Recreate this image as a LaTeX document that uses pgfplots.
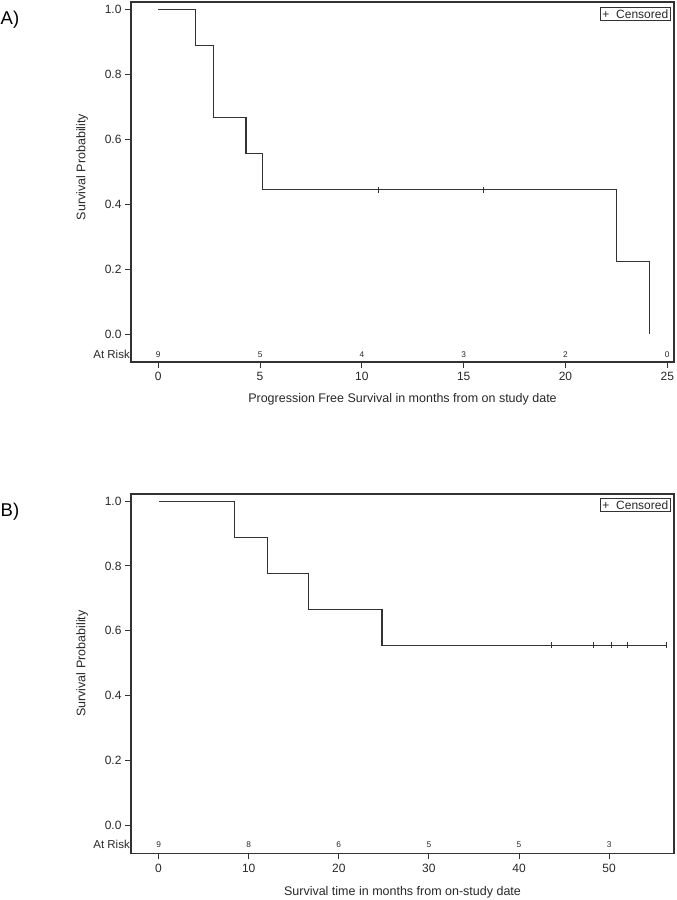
\documentclass[border=0pt]{standalone}
\usepackage{pgfplots}
\pgfplotsset{compat=1.18}
\usepackage{fontspec}
\setmainfont{Liberation Sans}
\definecolor{txt}{RGB}{40,40,40}
\definecolor{ln}{RGB}{50,50,50}
\tikzset{rk/.style={font=\fontsize{8.3}{9}\selectfont, text=txt}}
\pgfplotsset{
  kmstyle/.style={
    scale only axis,
    width=543pt,
    axis line style={ln, line width=1.1pt},
    tick style={ln, line width=1pt},
    major tick length=6pt,
    tick align=outside,
    xtick pos=bottom, ytick pos=left,
    ymin=-0.086, ymax=1.022,
    ytick={0,0.2,0.4,0.6,0.8,1.0},
    yticklabel style={/pgf/number format/.cd, fixed, fixed zerofill, precision=1},
    /pgf/number format/assume math mode=true,
    tick label style={font=\fontsize{12}{14}\selectfont, text=txt},
    label style={font=\fontsize{12.5}{14}\selectfont, text=txt},
    ylabel={Survival Probability},
    clip=false,
    xticklabel style={yshift=-1pt},
  },
}
\begin{document}
\begin{tikzpicture}[x=1pt,y=1pt]
\useasboundingbox (0,0) rectangle (677,900);
\node[font=\fontsize{18.5}{20}\selectfont, text=black] at (10,880) {A)};
\node[font=\fontsize{18.5}{20}\selectfont, text=black] at (10,388.3) {B)};
% ---------- Panel A ----------
\begin{axis}[kmstyle,
  at={(131pt,538pt)}, anchor=south west,
  height=360pt,
  xmin=-1.34, xmax=25.33,
  xtick={0,5,10,15,20,25},
  xlabel={Progression Free Survival in months from on study date},
  xlabel style={at={(axis description cs:0.5,0)}, anchor=center, yshift=-37pt},
  ylabel style={at={(axis description cs:-0.09,0.542)}, anchor=center},
]
\addplot[const plot, ln, line width=1.1pt] coordinates {
 (0,1.0) (1.82,0.889) (2.72,0.667) (4.31,0.556) (5.11,0.444) (22.51,0.222) (24.12,0.0)
};
\addplot[only marks, mark=|, mark size=3pt, ln, mark options={line width=1pt}] coordinates {
 (10.84,0.444) (15.98,0.444)
};
\node[anchor=east, font=\fontsize{11.5}{12}\selectfont, text=txt, inner sep=1pt] at (axis cs:-1.34,-0.062) {At Risk};
\node[rk] at (axis cs:0,-0.062) {9};
\node[rk] at (axis cs:5,-0.062) {5};
\node[rk] at (axis cs:10,-0.062) {4};
\node[rk] at (axis cs:15,-0.062) {3};
\node[rk] at (axis cs:20,-0.062) {2};
\node[rk] at (axis cs:25,-0.062) {0};
\node[draw=ln, line width=1pt, anchor=north east, inner sep=2pt, font=\fontsize{12}{13}\selectfont, text=txt]
  at ([xshift=-3.3pt,yshift=-5pt]rel axis cs:1,1) {+\ \ Censored};
\end{axis}
% ---------- Panel B ----------
\begin{axis}[kmstyle,
  at={(131pt,46.7pt)}, anchor=south west,
  height=359.3pt,
  xmin=-3.06, xmax=57.2,
  xtick={0,10,20,30,40,50},
  xlabel={Survival time in months from on-study date},
  xlabel style={at={(axis description cs:0.5,0)}, anchor=center, yshift=-39.4pt},
  ylabel style={at={(axis description cs:-0.09,0.528)}, anchor=center},
]
\addplot[const plot, ln, line width=1.1pt] coordinates {
 (0,1.0) (8.43,0.889) (12.09,0.778) (16.6,0.667) (24.8,0.556) (56.4,0.556)
};
\addplot[only marks, mark=|, mark size=3pt, ln, mark options={line width=1pt}] coordinates {
 (43.6,0.556) (48.3,0.556) (50.3,0.556) (52.0,0.556) (56.4,0.556)
};
\node[anchor=east, font=\fontsize{11.5}{12}\selectfont, text=txt, inner sep=1pt] at (axis cs:-3.06,-0.058) {At Risk};
\node[rk] at (axis cs:0,-0.058) {9};
\node[rk] at (axis cs:10,-0.058) {8};
\node[rk] at (axis cs:20,-0.058) {6};
\node[rk] at (axis cs:30,-0.058) {5};
\node[rk] at (axis cs:40,-0.058) {5};
\node[rk] at (axis cs:50,-0.058) {3};
\node[draw=ln, line width=1pt, anchor=north east, inner sep=2pt, font=\fontsize{12}{13}\selectfont, text=txt]
  at ([xshift=-3.3pt,yshift=-4.5pt]rel axis cs:1,1) {+\ \ Censored};
\end{axis}
\end{tikzpicture}
\end{document}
* * *
▸ THE EXERCISE
Return all of the data exactly as written, and drop the pictures.

▸ FULL RESPONSE
Recreate this image as a LaTeX document that uses pgfplots.
\documentclass[border=0pt]{standalone}
\usepackage{pgfplots}
\pgfplotsset{compat=1.18}
\usepackage{fontspec}
\setmainfont{Liberation Sans}
\definecolor{txt}{RGB}{40,40,40}
\definecolor{ln}{RGB}{50,50,50}
\tikzset{rk/.style={font=\fontsize{8.3}{9}\selectfont, text=txt}}
\pgfplotsset{
  kmstyle/.style={
    scale only axis,
    width=543pt,
    axis line style={ln, line width=1.1pt},
    tick style={ln, line width=1pt},
    major tick length=6pt,
    tick align=outside,
    xtick pos=bottom, ytick pos=left,
    ymin=-0.086, ymax=1.022,
    ytick={0,0.2,0.4,0.6,0.8,1.0},
    yticklabel style={/pgf/number format/.cd, fixed, fixed zerofill, precision=1},
    /pgf/number format/assume math mode=true,
    tick label style={font=\fontsize{12}{14}\selectfont, text=txt},
    label style={font=\fontsize{12.5}{14}\selectfont, text=txt},
    ylabel={Survival Probability},
    clip=false,
    xticklabel style={yshift=-1pt},
  },
}
\begin{document}
\begin{tikzpicture}[x=1pt,y=1pt]
\useasboundingbox (0,0) rectangle (677,900);
\node[font=\fontsize{18.5}{20}\selectfont, text=black] at (10,880) {A)};
\node[font=\fontsize{18.5}{20}\selectfont, text=black] at (10,388.3) {B)};
% ---------- Panel A ----------
\begin{axis}[kmstyle,
  at={(131pt,538pt)}, anchor=south west,
  height=360pt,
  xmin=-1.34, xmax=25.33,
  xtick={0,5,10,15,20,25},
  xlabel={Progression Free Survival in months from on study date},
  xlabel style={at={(axis description cs:0.5,0)}, anchor=center, yshift=-37pt},
  ylabel style={at={(axis description cs:-0.09,0.542)}, anchor=center},
]
\addplot[const plot, ln, line width=1.1pt] coordinates {
 (0,1.0) (1.82,0.889) (2.72,0.667) (4.31,0.556) (5.11,0.444) (22.51,0.222) (24.12,0.0)
};
\addplot[only marks, mark=|, mark size=3pt, ln, mark options={line width=1pt}] coordinates {
 (10.84,0.444) (15.98,0.444)
};
\node[anchor=east, font=\fontsize{11.5}{12}\selectfont, text=txt, inner sep=1pt] at (axis cs:-1.34,-0.062) {At Risk};
\node[rk] at (axis cs:0,-0.062) {9};
\node[rk] at (axis cs:5,-0.062) {5};
\node[rk] at (axis cs:10,-0.062) {4};
\node[rk] at (axis cs:15,-0.062) {3};
\node[rk] at (axis cs:20,-0.062) {2};
\node[rk] at (axis cs:25,-0.062) {0};
\node[draw=ln, line width=1pt, anchor=north east, inner sep=2pt, font=\fontsize{12}{13}\selectfont, text=txt]
  at ([xshift=-3.3pt,yshift=-5pt]rel axis cs:1,1) {+\ \ Censored};
\end{axis}
% ---------- Panel B ----------
\begin{axis}[kmstyle,
  at={(131pt,46.7pt)}, anchor=south west,
  height=359.3pt,
  xmin=-3.06, xmax=57.2,
  xtick={0,10,20,30,40,50},
  xlabel={Survival time in months from on-study date},
  xlabel style={at={(axis description cs:0.5,0)}, anchor=center, yshift=-39.4pt},
  ylabel style={at={(axis description cs:-0.09,0.528)}, anchor=center},
]
\addplot[const plot, ln, line width=1.1pt] coordinates {
 (0,1.0) (8.43,0.889) (12.09,0.778) (16.6,0.667) (24.8,0.556) (56.4,0.556)
};
\addplot[only marks, mark=|, mark size=3pt, ln, mark options={line width=1pt}] coordinates {
 (43.6,0.556) (48.3,0.556) (50.3,0.556) (52.0,0.556) (56.4,0.556)
};
\node[anchor=east, font=\fontsize{11.5}{12}\selectfont, text=txt, inner sep=1pt] at (axis cs:-3.06,-0.058) {At Risk};
\node[rk] at (axis cs:0,-0.058) {9};
\node[rk] at (axis cs:10,-0.058) {8};
\node[rk] at (axis cs:20,-0.058) {6};
\node[rk] at (axis cs:30,-0.058) {5};
\node[rk] at (axis cs:40,-0.058) {5};
\node[rk] at (axis cs:50,-0.058) {3};
\node[draw=ln, line width=1pt, anchor=north east, inner sep=2pt, font=\fontsize{12}{13}\selectfont, text=txt]
  at ([xshift=-3.3pt,yshift=-4.5pt]rel axis cs:1,1) {+\ \ Censored};
\end{axis}
\end{tikzpicture}
\end{document}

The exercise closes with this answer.